Lecture notes can be found here: http://math.columbia.edu/~nks/expository-notes/cuernavacalectures.pdf


  • Susanna Zimmermann: Homomorphisms from Cremona groups.

Abstract: We will look at how to construct non-trivial group homomorphisms from a Cremona group to a finite group. After seeing that such a homomorphism can only exist for Cremona groups in higher dimension or for the plane Cremona group over a non-closed field, we will attack the construction in the latter case, and we will stay over the rational numbers. I will introduce so-called Sarkisov links and we will study relations between them. This will bring us to the construction of the group homomorphisms. At the end of the lecture, I will give an overview of the construction in higher dimensions.

Talks:

  • Corey Bregman: Surface bundles and complex projective varieties.

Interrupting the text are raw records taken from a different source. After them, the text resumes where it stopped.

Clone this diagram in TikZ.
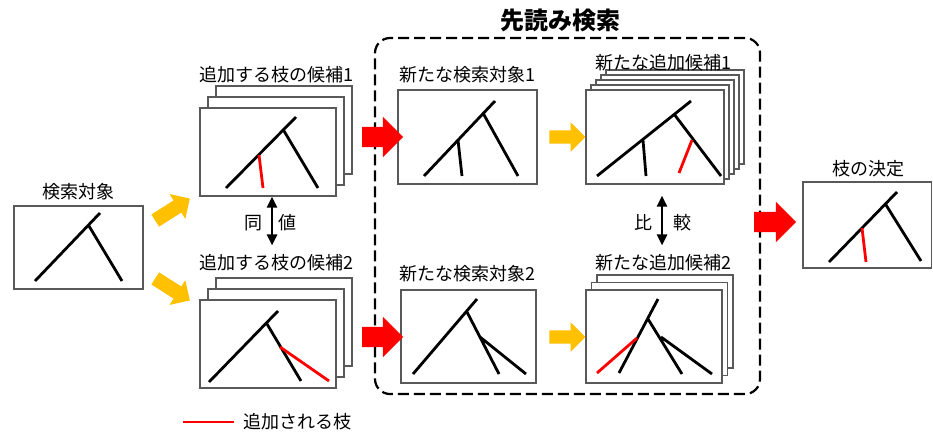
\documentclass[tikz,border=0pt]{standalone}
\usepackage{fontspec}
\setmainfont{Noto Sans CJK JP}
\usetikzlibrary{shapes.arrows,arrows.meta}

\definecolor{addred}{RGB}{255,0,0}
\definecolor{stepgold}{RGB}{255,192,0}

\begin{document}
\begin{tikzpicture}[x=1pt,y=-1pt,
    panel/.style={draw=black!65,line width=1.2pt,fill=white,inner sep=0pt},
    caption/.style={font=\fontsize{18}{20}\selectfont,inner sep=0pt},
    branch/.style={line width=2.8pt},
    added/.style={line width=2.8pt,draw=addred},
    fatarrow/.style={single arrow,inner xsep=0pt,minimum width=0pt,
      single arrow tip angle=90},
    redarrow/.style={fatarrow,fill=addred,inner ysep=10pt,
      single arrow head extend=10pt},
    goldarrow/.style={fatarrow,fill=stepgold,inner ysep=6.5pt,
      single arrow head extend=8pt},
    pair/.style={line width=2.5pt,{Triangle[length=11pt,width=10pt]}-{Triangle[length=11pt,width=10pt]}}]
          \useasboundingbox (0,0) rectangle (933,434);

          % look-ahead frame
          \draw (567.5,216) node[draw,line width=2.2pt,dash pattern=on 11pt off 5pt,
          rounded corners=15pt,minimum width=385,minimum height=356] (lookahead) {};

          \draw (560,20) node[font=\fontsize{24}{26}\selectfont\bfseries] (lookaheadlab)
          {先読み検索};

          % search target
          \draw (78.5,247.5) node[panel,minimum width=129,minimum height=83] (target) {};
          \draw (78,192) node[caption] (targetlab) {検索対象};
          \draw[branch] (35,281) -- (100,213) (89,226) -- (122,281);

          % candidate 1
          \draw (284,130) node[panel,minimum width=136,minimum height=88] (candone3) {};
          \draw (276,141) node[panel,minimum width=136,minimum height=88] (candone2) {};
          \draw (268,152) node[panel,minimum width=136,minimum height=88] (candone) {};
          \draw (276,75) node[caption] (candonelab) {追加する枝の候補1};
          \draw[branch] (226,188) -- (296,117) (284,131) -- (318,188);
          \draw[added] (259,155) -- (263,188);

          % candidate 2
          \draw (284,322) node[panel,minimum width=136,minimum height=88] (candtwo3) {};
          \draw (276,333) node[panel,minimum width=136,minimum height=88] (candtwo2) {};
          \draw (268,344) node[panel,minimum width=136,minimum height=88] (candtwo) {};
          \draw (276,263) node[caption] (candtwolab) {追加する枝の候補2};
          \draw[branch] (209,382) -- (278,311) (267,324) -- (301,381);
          \draw[added] (280,347) -- (329,381);

          \draw[pair,shorten >=9pt] ([xshift=4pt]candone.south) -- ([xshift=4pt]candone.south |- candtwolab.north);
          \draw (253,223) node[caption] (samel) {同};
          \draw (287,223) node[caption] (samer) {値};

          % new search target 1
          \draw (467.5,137) node[panel,minimum width=139,minimum height=94] (searchone) {};
          \draw (467,75) node[caption] (searchonelab) {新たな検索対象1};
          \draw[branch] (424,176) -- (495,101) (483,113) -- (518,176) (458,140) -- (462,176);

          % new search target 2
          \draw (468.5,336.5) node[panel,minimum width=135,minimum height=93] (searchtwo) {};
          \draw (467,274) node[caption] (searchtwolab) {新たな検索対象2};
          \draw[branch] (413,374) -- (477,299) (467,312) -- (499,374) (480,337) -- (526,374);

          % new add candidates 1
          \draw (675,117) node[panel,minimum width=138,minimum height=94] (newone4) {};
          \draw (670,122) node[panel,minimum width=138,minimum height=94] (newone3) {};
          \draw (665,127) node[panel,minimum width=138,minimum height=94] (newone2) {};
          \draw (660,132) node[panel,minimum width=138,minimum height=94] (newone1) {};
          \draw (655,137) node[panel,minimum width=138,minimum height=94] (newone) {};
          \draw (663,63) node[caption] (newonelab) {新たな追加候補1};
          \draw[branch] (597,176) -- (691,101) (674,114) -- (721,176) (643,140) -- (646,176);
          \draw[added] (692,140) -- (679,173);

          % new add candidates 2
          \draw (665,321.5) node[panel,minimum width=136,minimum height=93] (newtwo2) {};
          \draw (659.5,329) node[panel,minimum width=136,minimum height=93] (newtwo1) {};
          \draw (654,336.5) node[panel,minimum width=136,minimum height=93] (newtwo) {};
          \draw (663,263) node[caption] (newtwolab) {新たな追加候補2};
          \draw[branch] (619,373) -- (658,299) (648,319) -- (682,374) (661,337) -- (712,374);
          \draw[added] (637,338) -- (597,373);

          \draw[pair,shorten <=11pt,shorten >=9pt] ([xshift=7pt]newone.south) -- ([xshift=7pt]newone.south |- newtwolab.north);
          \draw (643,223) node[caption] (cmpl) {比};
          \draw (682,223) node[caption] (cmpr) {較};

          % decision
          \draw (867.25,225) node[panel,minimum width=128.5,minimum height=86] (decision) {};
          \draw (868,169) node[caption] (decisionlab) {枝の決定};
          \draw[branch] (829,262) -- (897,192) (886,205) -- (921,261);
          \draw[added] (862,228) -- (866,262);

          % block arrows
          \draw (169.5,211.5) node[fatarrow,fill=stepgold,inner ysep=7pt,
          single arrow head extend=7.5pt,minimum height=41,rotate=32.5] (upstep) {};
          \draw (169.5,287.5) node[fatarrow,fill=stepgold,inner ysep=7pt,
          single arrow head extend=7.5pt,minimum height=41,rotate=-32.5] (downstep) {};

          \draw (377.5,137) node[redarrow,minimum height=41] (toone) {};
          \draw (377.5,337) node[redarrow,minimum height=41] (totwo) {};
          \draw (564,137) node[goldarrow,minimum height=36] (expandone) {};
          \draw (564,337) node[goldarrow,minimum height=36] (expandtwo) {};
          \draw (770,222) node[redarrow,minimum height=42] (todecision) {};

          % legend
          \coordinate (keyfrom) at (183,422);
          \coordinate (keyto) at (234,422);
          \draw[added] (keyfrom) -- (keyto);
          \draw (243,422) node[caption,anchor=west] (keylab) {追加される枝};
        \end{tikzpicture}
\end{document}
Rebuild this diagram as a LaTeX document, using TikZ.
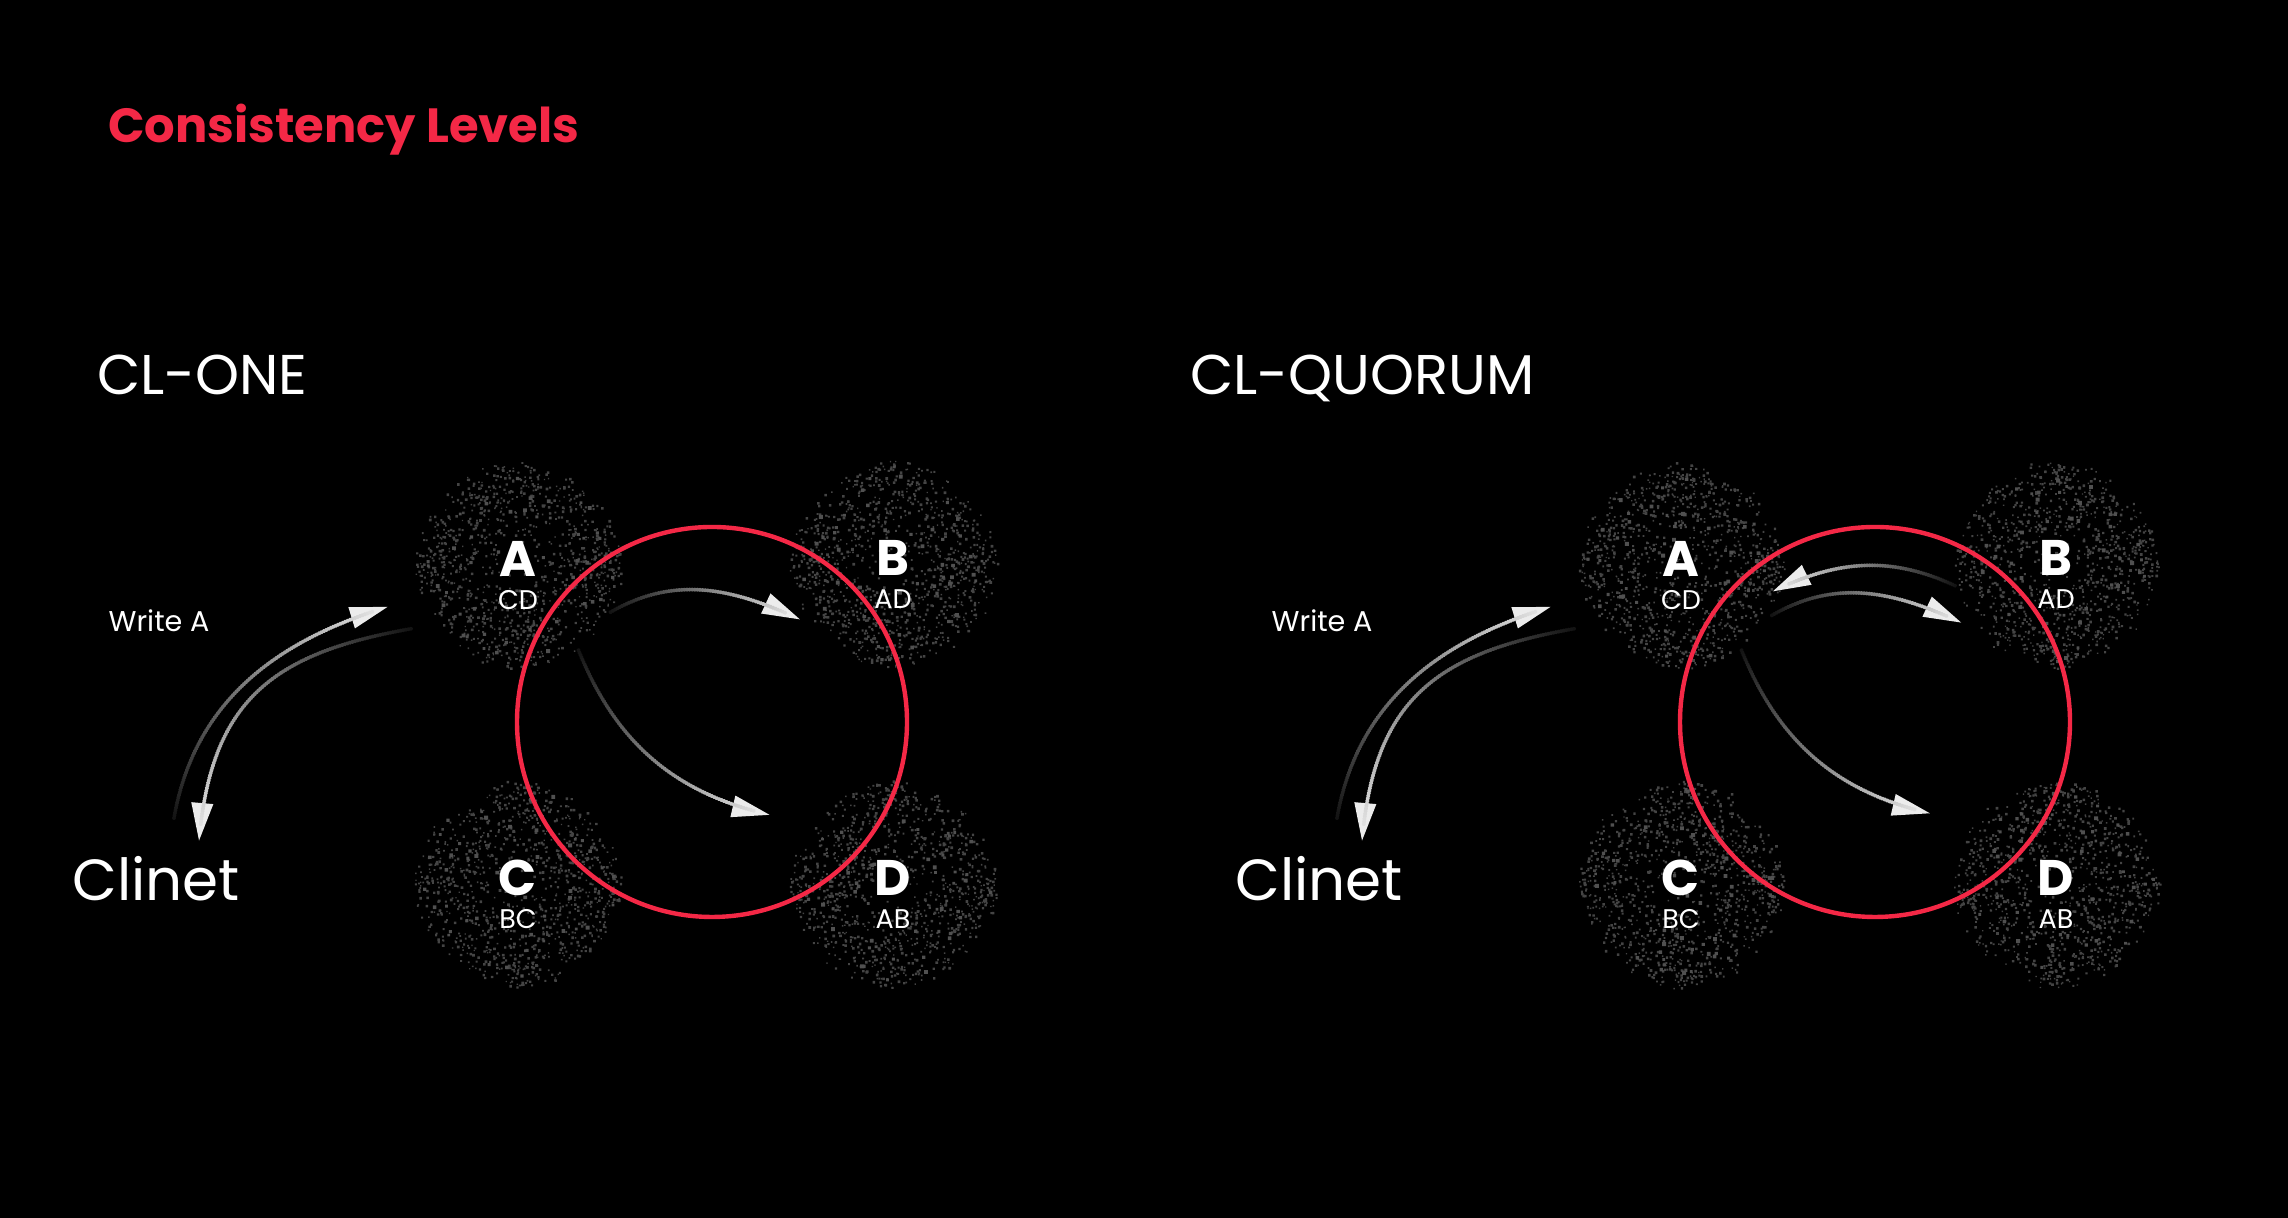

Abstract: Kodaira, and independently Atiyah, gave the first examples of surface bundles over surfaces whose signature does not vanish, demonstrating that the signature of fiber bundles need not be multiplicative. These examples, called Kodaira fibrations, are in fact complex projective surfaces admitting a holomorphic submersion onto a complex curve, whose fibers have nonconstant moduli. After reviewing the Atiyah-Kodaira construction, we consider Kodaira fibrations with nontrivial holomorphic invariants in degree one. When the dimension of the invariants is at most two, we show that the total space admits a branched covering over a product of curves.


  • Alexander Duncan: Finite subgroups of Cremona groups. (2 Talks)

I will overview how to study finite subgroups of Cremona groups using ideas from the minimal model program. In this case, one can reduce to considering actual automorphism groups of varieties rather than birational automorphism groups. However, the tradeoff is that one must now consider many different varieties instead of only projective spaces. Nevertheless, this perspective has been very fruitful. I will focus on the case of the complex plane Cremona group, where an almost complete classification is known, but results in higher dimensions and over other fields will also be discussed.


  • Rita Jiménez Rolland: Powers of the Euler class for pure mapping class groups.

In this talk we will consider a discrete group acting on the circle by orientation-preserving homeomorphisms and review some of the properties of the Euler class associated to this action. In particular, we will be interested in the Euler class associated to the Nielsen action on the circle of the pure mapping class group of an orientable surface with one marked point. We will describe some partial results, in ongoing work with Solomon Jekel, on the vanishing and non-vanishing behaviour of the powers of this class.


  • Anne Lonjou: Elements generating a proper normal subgroup of the Cremona group.

Abstract: The group of birational transformations (isomorphisms between two dense open subsets) of the projective space is called the Cremona group. An important tool for the study of this group is its isometric action on a hyperbolic space that Stéphane Lamy will introduce in its mini-course. Until now, the known elements generating a proper normal subgroup of the Cremona group are loxodromic elements (for this action). Hence, it is natural to ask if there exist other types of isometries having this property. We will answer this question in this talk, which is based on a joint work with Serge Cantat and Vincent Guirardel.


  • César Lozano Huerta: The Lefschetz principle in birational geometry.

Solomon Lefschetz was an American mathematician with a significant impact on Mexican mathematics; including mathematics in Cuernavaca. In this talk I will report on research that can be traced back to Solomon Lefschetz; namely the Lefschetz hyperplane theorem. This theorem tells us that some topological invariants of an algebraic variety are often fully determined by those of its ambient space. It appears that this phenomenon is so robust that it also occurs in the context of birational geometry. In this talk I will make this precise and present examples of subvarieties for which their birational information is fully determined by the ambient space.